Sviluppato anch’esso in senso orizzontale, come “La rotonda di Palmieri“, ecco quello che io ritengo il capolavoro assoluto di Giovanni Fattori. Mi riferisco al meraviglioso dipinto “La libecciata“, da me scoperto qualche anno fa. In una prevalenza di tonalità fredde, l’opera ritrae un paesaggio vicino Livorno, con la prospettiva rivolta verso il mare. Intenso ed emozionante, il dipinto riesce, grazie alla maestria dell’artista, a farci percepire il vento di Libeccio che scuote gli alberi ed increspa furiosamente la superficie del mare.

"Il canto dello stornello" (1867), Silvestro Lega. Galleria Nazionale d'Arte Moderna, Firenze.

“Il canto dello stornello” (1867), Silvestro Lega. Galleria Nazionale d’Arte Moderna, Firenze.
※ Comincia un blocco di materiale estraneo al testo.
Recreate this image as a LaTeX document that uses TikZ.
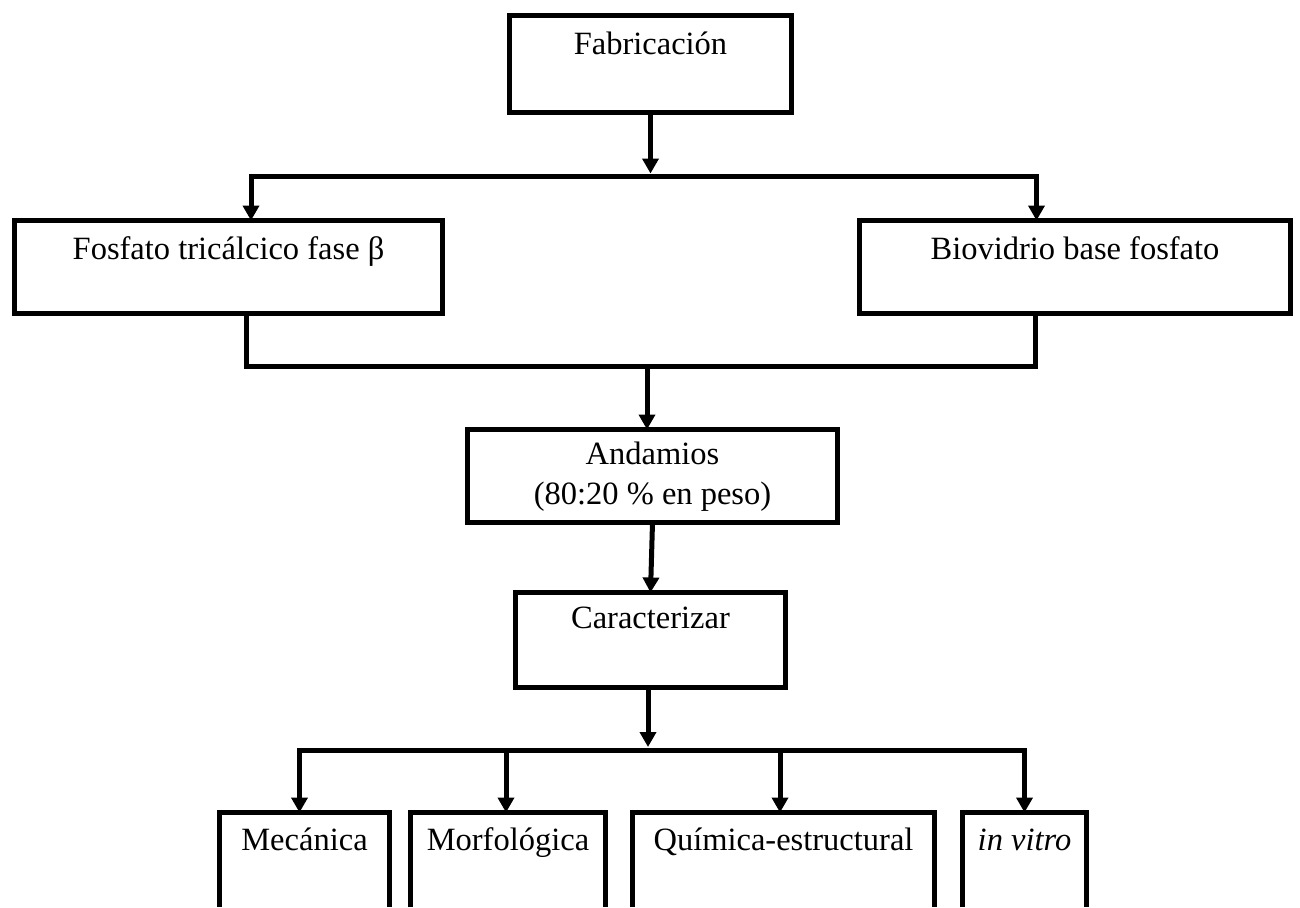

Concludo con un quadro molto famoso dipinto da Silvestro Lega, il rasserenante “Canto dello Stornello“, raffigurante due giovani donne che cantano, accompagnate con la musica da una ragazza al pianoforte. Illuminate dal paesaggio toscano, che entra attraverso la finestra, vengono ritratte in un momento di familiarità e affetto che infonde in noi osservatori un dolce senso di quiete.
Movimento analogo a quello impressionista, si spense ben presto a causa della mancanza di sistematicità dello studio e soprattutto dal mancato accostamento dei colori complementari che caratterizza la magnifica pittura francese “virgolettata” in costante movimento proprio perché non si limitava a dipingere la realtà così come appariva, ma ne riusciva a cogliere quella fuggevolezza ben somigliante alla nostra vita.